• _What you need to do_
An exact copy of all the data is required, with pictures left out.

═══ Data for processing

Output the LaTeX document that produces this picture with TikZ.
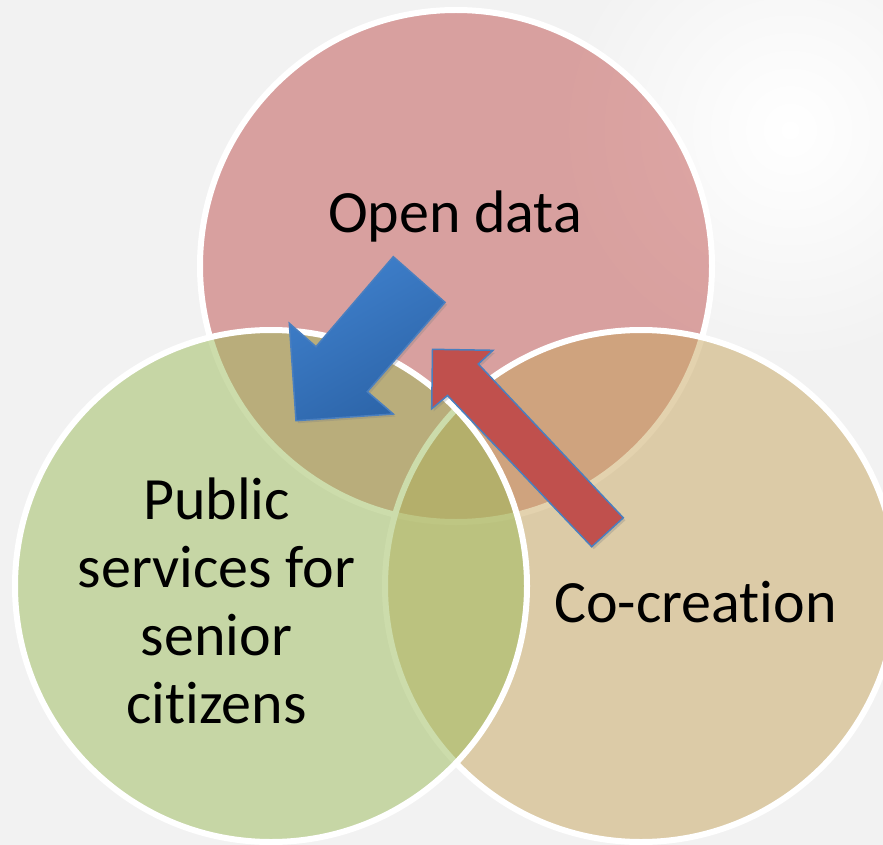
\documentclass[tikz,border=0pt]{standalone}
\usepackage{fontspec}
\setmainfont{Carlito}[Ligatures={NoCommon,NoRequired,NoContextual}]
\usetikzlibrary{shadows}
\definecolor{bgcol}{HTML}{F2F2F2}
\definecolor{pinkc}{HTML}{C0504D}
\definecolor{greenc}{HTML}{9BBB59}
\definecolor{tanc}{HTML}{C8A65E}
\definecolor{blueL}{HTML}{3F80CC}
\definecolor{blueD}{HTML}{2C64A8}
\definecolor{blueO}{HTML}{4A7FBF}
\tikzset{
  venn/.style={circle, draw=white, line width=6pt, minimum size=512pt, inner sep=0pt, fill opacity=0.5, draw opacity=1},
  lbl/.style={font=\fontsize{60}{67.7}\selectfont, text=black, inner sep=0pt, align=center},
  arrowshadow/.style={drop shadow={opacity=0.3, shadow xshift=2pt, shadow yshift=-2.5pt}}
}
\begin{document}
\begin{tikzpicture}[x=1pt,y=-1pt]
\useasboundingbox (0,0) rectangle (883,845);
\clip (0,0) rectangle (883,845);
\fill[bgcol] (0,0) rectangle (883,845);
\shade[inner color=white, outer color=bgcol] (790,130) circle[radius=230pt];
% circles
\node[venn, fill=pinkc] (opendata) at (456,266) {};
\node[venn, fill=tanc] (cocreation) at (641,586) {};
\node[venn, fill=greenc] (public) at (271,586) {};
% labels
\node[lbl, anchor=base] (t1) at (455,232) {Open data};
\node[lbl, anchor=base] (t3) at (695.5,622) {Co-creation};
\node[lbl, anchor=base] (t2) at (216.5,723) {Public\\services for\\senior\\citizens};
% blue arrow
\path[arrowshadow, top color=blueL, bottom color=blueD, shading angle=30, draw=blueO, line width=1.5pt, line join=miter]
  (393.3,256.7) -- (445,302.3) -- (367.3,391.7) -- (393.3,414) -- (296,420.7)
  -- (289.3,323.3) -- (316,346.7) -- cycle;
% red arrow
\path[arrowshadow, fill=pinkc, draw=blueO, line width=1.5pt, line join=miter]
  (432.5,349.3) -- (493,350.3) -- (478.3,364) -- (623.3,517.8) -- (591.7,546.7)
  -- (447.5,395.5) -- (431.7,408.8) -- cycle;
\end{tikzpicture}
\end{document}
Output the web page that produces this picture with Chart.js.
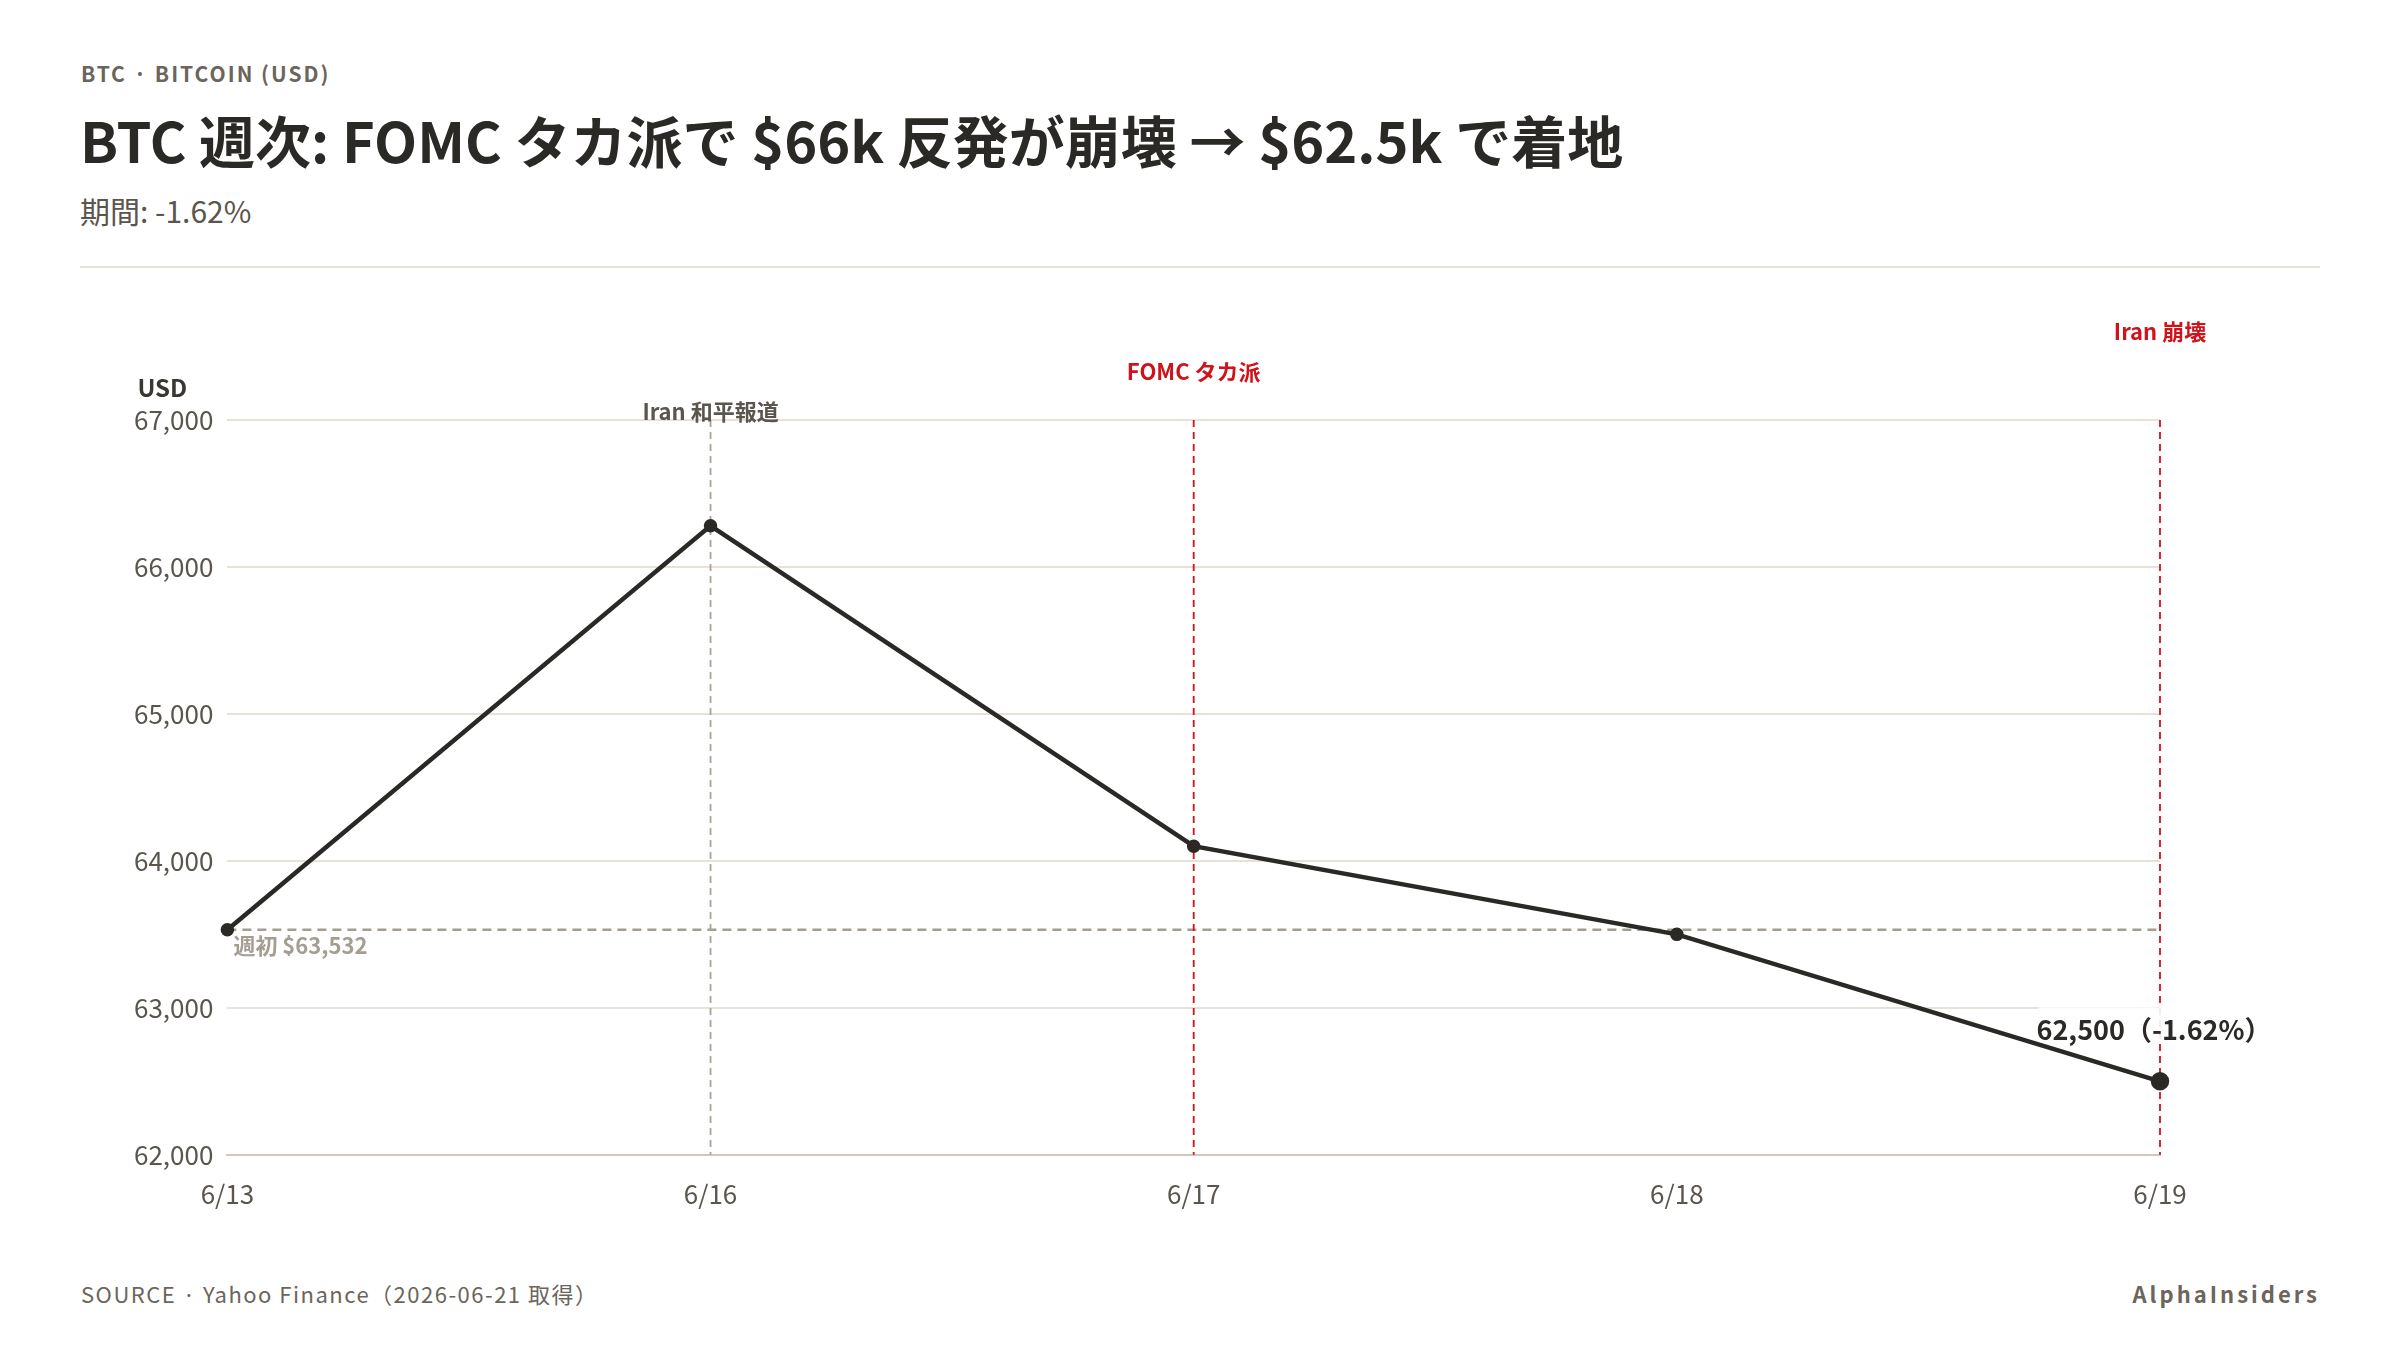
<!DOCTYPE html>
<html><head><meta charset="utf-8">
<script src="https://cdn.jsdelivr.net/npm/chart.js@4"></script>
<style>
body{margin:0;width:2400px;height:1350px;background:#fff;font-family:"Noto Sans CJK JP","Noto Sans",sans-serif;position:relative;overflow:hidden}
.kick{position:absolute;left:81px;top:58px;font-size:21px;letter-spacing:2px;color:#6b655b;font-weight:600}
h1{position:absolute;left:80px;top:98px;margin:0;font-size:56px;color:#2b2926;font-weight:700}
.sub{position:absolute;left:80px;top:188px;font-size:30px;color:#5a554d}
.rule{position:absolute;left:80px;right:80px;top:266px;height:2px;background:#e6e2d8}
.foot{position:absolute;left:81px;top:1277px;font-size:22px;letter-spacing:1.5px;color:#6b655b}
.brand{position:absolute;right:80px;top:1277px;font-size:22px;letter-spacing:3px;color:#6b655b;font-weight:600}
#wrap{position:absolute;left:0;top:300px;width:2400px;height:940px}
</style></head><body>
<div class="kick">BTC · BITCOIN (USD)</div>
<h1>BTC 週次: FOMC タカ派で $66k 反発が崩壊 → $62.5k で着地</h1>
<div class="sub">期間: -1.62%</div>
<div class="rule"></div>
<div id="wrap"><canvas id="c"></canvas></div>
<div class="foot">SOURCE · Yahoo Finance（2026-06-21 取得）</div>
<div class="brand">AlphaInsiders</div>
<script>
const labels = ['6/13', '6/16', '6/17', '6/18', '6/19'];
const prices = [63532, 66280, 64100, 63500, 62500];
const weekOpen = 63532;
const events = [
  { at: '6/16', text: 'Iran 和平報道', color: '#8a8478', rise: 0 },
  { at: '6/17', text: 'FOMC タカ派', color: '#d0121b', rise: 40 },
  { at: '6/19', text: 'Iran 崩壊', color: '#d0121b', rise: 80 }
];
const font = '"Noto Sans CJK JP","Noto Sans",sans-serif';

const overlay = {
  id: 'overlay',
  beforeDatasetsDraw(chart) {
    const { ctx, chartArea: a, scales: { x, y } } = chart;
    ctx.save();
    // week open line
    const yo = y.getPixelForValue(weekOpen);
    ctx.setLineDash([9, 6]); ctx.lineWidth = 2.5; ctx.strokeStyle = '#a39d92';
    ctx.beginPath(); ctx.moveTo(a.left, yo); ctx.lineTo(a.right, yo); ctx.stroke();
    // event lines
    events.forEach(e => {
      const px = x.getPixelForValue(labels.indexOf(e.at));
      ctx.setLineDash([7, 5]); ctx.lineWidth = 1.8;
      ctx.strokeStyle = e.color === '#d0121b' ? '#d0121b' : '#aaa398';
      ctx.beginPath(); ctx.moveTo(px, a.top); ctx.lineTo(px, a.bottom); ctx.stroke();
      ctx.setLineDash([]);
      ctx.fillStyle = e.color === '#d0121b' ? e.color : '#5a554d';
      ctx.font = '700 22px ' + font; ctx.textAlign = 'center'; ctx.textBaseline = 'bottom';
      ctx.fillText(e.text, px, a.top - e.rise + 3);
    });
    ctx.setLineDash([]);
    ctx.fillStyle = '#a39d92'; ctx.font = '700 22px ' + font;
    ctx.textAlign = 'left'; ctx.textBaseline = 'top';
    ctx.fillText('週初 $63,532', a.left + 6, yo + 5);
    ctx.fillStyle = '#3a3631'; ctx.font = '700 24px ' + font; ctx.textAlign = 'left'; ctx.textBaseline = 'bottom';
    ctx.fillText('USD', a.left - 90, a.top - 20);
    ctx.restore();
  },
  afterDatasetsDraw(chart) {
    const { ctx, scales: { x, y } } = chart;
    const i = prices.length - 1;
    const px = x.getPixelForValue(i), py = y.getPixelForValue(prices[i]);
    const txt = prices[i].toLocaleString('en-US') + '（-1.62%）';
    ctx.save();
    ctx.font = '700 27px ' + font; ctx.textAlign = 'center'; ctx.textBaseline = 'bottom';
    const w = ctx.measureText(txt).width;
    ctx.fillStyle = 'rgba(255,255,255,0.9)';
    ctx.fillRect(px - w / 2 - 4, py - 74, w - 10, 32);
    ctx.fillStyle = '#2b2926';
    ctx.fillText(txt, px - 6, py - 38);
    ctx.restore();
  }
};

new Chart(document.getElementById('c'), {
  type: 'line',
  data: {
    labels: labels,
    datasets: [{
      data: prices,
      borderColor: '#2b2926',
      backgroundColor: '#2b2926',
      borderWidth: 4.5,
      tension: 0,
      pointRadius: prices.map((v, i) => i === prices.length - 1 ? 7 : 4.5),
      pointBackgroundColor: '#2b2926'
    }]
  },
  options: {
    responsive: true,
    maintainAspectRatio: false,
    animation: false,
    layout: { padding: { left: 120, right: 240, top: 120, bottom: 6 } },
    plugins: { legend: { display: false }, tooltip: { enabled: false } },
    scales: {
      x: {
        offset: false,
        grid: { display: false, drawTicks: false },
        border: { color: '#cfc9bd', width: 2 },
        ticks: { color: '#5a554d', font: { size: 26, family: font }, padding: 24 }
      },
      y: {
        min: 62000, max: 67000,
        grid: { color: '#e6e2d8', lineWidth: 2, drawTicks: false },
        border: { display: false },
        ticks: { stepSize: 1000, color: '#5a554d', font: { size: 26, family: font }, padding: 14,
          callback: v => v.toLocaleString('en-US') }
      }
    }
  },
  plugins: [overlay]
});
</script>
</body></html>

══════

• _Finished exercise_
Output the LaTeX document that produces this picture with TikZ.
\documentclass[tikz,border=0pt]{standalone}
\usepackage{fontspec}
\setmainfont{Carlito}[Ligatures={NoCommon,NoRequired,NoContextual}]
\usetikzlibrary{shadows}
\definecolor{bgcol}{HTML}{F2F2F2}
\definecolor{pinkc}{HTML}{C0504D}
\definecolor{greenc}{HTML}{9BBB59}
\definecolor{tanc}{HTML}{C8A65E}
\definecolor{blueL}{HTML}{3F80CC}
\definecolor{blueD}{HTML}{2C64A8}
\definecolor{blueO}{HTML}{4A7FBF}
\tikzset{
  venn/.style={circle, draw=white, line width=6pt, minimum size=512pt, inner sep=0pt, fill opacity=0.5, draw opacity=1},
  lbl/.style={font=\fontsize{60}{67.7}\selectfont, text=black, inner sep=0pt, align=center},
  arrowshadow/.style={drop shadow={opacity=0.3, shadow xshift=2pt, shadow yshift=-2.5pt}}
}
\begin{document}
\begin{tikzpicture}[x=1pt,y=-1pt]
\useasboundingbox (0,0) rectangle (883,845);
\clip (0,0) rectangle (883,845);
\fill[bgcol] (0,0) rectangle (883,845);
\shade[inner color=white, outer color=bgcol] (790,130) circle[radius=230pt];
% circles
\node[venn, fill=pinkc] (opendata) at (456,266) {};
\node[venn, fill=tanc] (cocreation) at (641,586) {};
\node[venn, fill=greenc] (public) at (271,586) {};
% labels
\node[lbl, anchor=base] (t1) at (455,232) {Open data};
\node[lbl, anchor=base] (t3) at (695.5,622) {Co-creation};
\node[lbl, anchor=base] (t2) at (216.5,723) {Public\\services for\\senior\\citizens};
% blue arrow
\path[arrowshadow, top color=blueL, bottom color=blueD, shading angle=30, draw=blueO, line width=1.5pt, line join=miter]
  (393.3,256.7) -- (445,302.3) -- (367.3,391.7) -- (393.3,414) -- (296,420.7)
  -- (289.3,323.3) -- (316,346.7) -- cycle;
% red arrow
\path[arrowshadow, fill=pinkc, draw=blueO, line width=1.5pt, line join=miter]
  (432.5,349.3) -- (493,350.3) -- (478.3,364) -- (623.3,517.8) -- (591.7,546.7)
  -- (447.5,395.5) -- (431.7,408.8) -- cycle;
\end{tikzpicture}
\end{document}
Output the web page that produces this picture with Chart.js.
<!DOCTYPE html>
<html><head><meta charset="utf-8">
<script src="https://cdn.jsdelivr.net/npm/chart.js@4"></script>
<style>
body{margin:0;width:2400px;height:1350px;background:#fff;font-family:"Noto Sans CJK JP","Noto Sans",sans-serif;position:relative;overflow:hidden}
.kick{position:absolute;left:81px;top:58px;font-size:21px;letter-spacing:2px;color:#6b655b;font-weight:600}
h1{position:absolute;left:80px;top:98px;margin:0;font-size:56px;color:#2b2926;font-weight:700}
.sub{position:absolute;left:80px;top:188px;font-size:30px;color:#5a554d}
.rule{position:absolute;left:80px;right:80px;top:266px;height:2px;background:#e6e2d8}
.foot{position:absolute;left:81px;top:1277px;font-size:22px;letter-spacing:1.5px;color:#6b655b}
.brand{position:absolute;right:80px;top:1277px;font-size:22px;letter-spacing:3px;color:#6b655b;font-weight:600}
#wrap{position:absolute;left:0;top:300px;width:2400px;height:940px}
</style></head><body>
<div class="kick">BTC · BITCOIN (USD)</div>
<h1>BTC 週次: FOMC タカ派で $66k 反発が崩壊 → $62.5k で着地</h1>
<div class="sub">期間: -1.62%</div>
<div class="rule"></div>
<div id="wrap"><canvas id="c"></canvas></div>
<div class="foot">SOURCE · Yahoo Finance（2026-06-21 取得）</div>
<div class="brand">AlphaInsiders</div>
<script>
const labels = ['6/13', '6/16', '6/17', '6/18', '6/19'];
const prices = [63532, 66280, 64100, 63500, 62500];
const weekOpen = 63532;
const events = [
  { at: '6/16', text: 'Iran 和平報道', color: '#8a8478', rise: 0 },
  { at: '6/17', text: 'FOMC タカ派', color: '#d0121b', rise: 40 },
  { at: '6/19', text: 'Iran 崩壊', color: '#d0121b', rise: 80 }
];
const font = '"Noto Sans CJK JP","Noto Sans",sans-serif';

const overlay = {
  id: 'overlay',
  beforeDatasetsDraw(chart) {
    const { ctx, chartArea: a, scales: { x, y } } = chart;
    ctx.save();
    // week open line
    const yo = y.getPixelForValue(weekOpen);
    ctx.setLineDash([9, 6]); ctx.lineWidth = 2.5; ctx.strokeStyle = '#a39d92';
    ctx.beginPath(); ctx.moveTo(a.left, yo); ctx.lineTo(a.right, yo); ctx.stroke();
    // event lines
    events.forEach(e => {
      const px = x.getPixelForValue(labels.indexOf(e.at));
      ctx.setLineDash([7, 5]); ctx.lineWidth = 1.8;
      ctx.strokeStyle = e.color === '#d0121b' ? '#d0121b' : '#aaa398';
      ctx.beginPath(); ctx.moveTo(px, a.top); ctx.lineTo(px, a.bottom); ctx.stroke();
      ctx.setLineDash([]);
      ctx.fillStyle = e.color === '#d0121b' ? e.color : '#5a554d';
      ctx.font = '700 22px ' + font; ctx.textAlign = 'center'; ctx.textBaseline = 'bottom';
      ctx.fillText(e.text, px, a.top - e.rise + 3);
    });
    ctx.setLineDash([]);
    ctx.fillStyle = '#a39d92'; ctx.font = '700 22px ' + font;
    ctx.textAlign = 'left'; ctx.textBaseline = 'top';
    ctx.fillText('週初 $63,532', a.left + 6, yo + 5);
    ctx.fillStyle = '#3a3631'; ctx.font = '700 24px ' + font; ctx.textAlign = 'left'; ctx.textBaseline = 'bottom';
    ctx.fillText('USD', a.left - 90, a.top - 20);
    ctx.restore();
  },
  afterDatasetsDraw(chart) {
    const { ctx, scales: { x, y } } = chart;
    const i = prices.length - 1;
    const px = x.getPixelForValue(i), py = y.getPixelForValue(prices[i]);
    const txt = prices[i].toLocaleString('en-US') + '（-1.62%）';
    ctx.save();
    ctx.font = '700 27px ' + font; ctx.textAlign = 'center'; ctx.textBaseline = 'bottom';
    const w = ctx.measureText(txt).width;
    ctx.fillStyle = 'rgba(255,255,255,0.9)';
    ctx.fillRect(px - w / 2 - 4, py - 74, w - 10, 32);
    ctx.fillStyle = '#2b2926';
    ctx.fillText(txt, px - 6, py - 38);
    ctx.restore();
  }
};

new Chart(document.getElementById('c'), {
  type: 'line',
  data: {
    labels: labels,
    datasets: [{
      data: prices,
      borderColor: '#2b2926',
      backgroundColor: '#2b2926',
      borderWidth: 4.5,
      tension: 0,
      pointRadius: prices.map((v, i) => i === prices.length - 1 ? 7 : 4.5),
      pointBackgroundColor: '#2b2926'
    }]
  },
  options: {
    responsive: true,
    maintainAspectRatio: false,
    animation: false,
    layout: { padding: { left: 120, right: 240, top: 120, bottom: 6 } },
    plugins: { legend: { display: false }, tooltip: { enabled: false } },
    scales: {
      x: {
        offset: false,
        grid: { display: false, drawTicks: false },
        border: { color: '#cfc9bd', width: 2 },
        ticks: { color: '#5a554d', font: { size: 26, family: font }, padding: 24 }
      },
      y: {
        min: 62000, max: 67000,
        grid: { color: '#e6e2d8', lineWidth: 2, drawTicks: false },
        border: { display: false },
        ticks: { stepSize: 1000, color: '#5a554d', font: { size: 26, family: font }, padding: 14,
          callback: v => v.toLocaleString('en-US') }
      }
    }
  },
  plugins: [overlay]
});
</script>
</body></html>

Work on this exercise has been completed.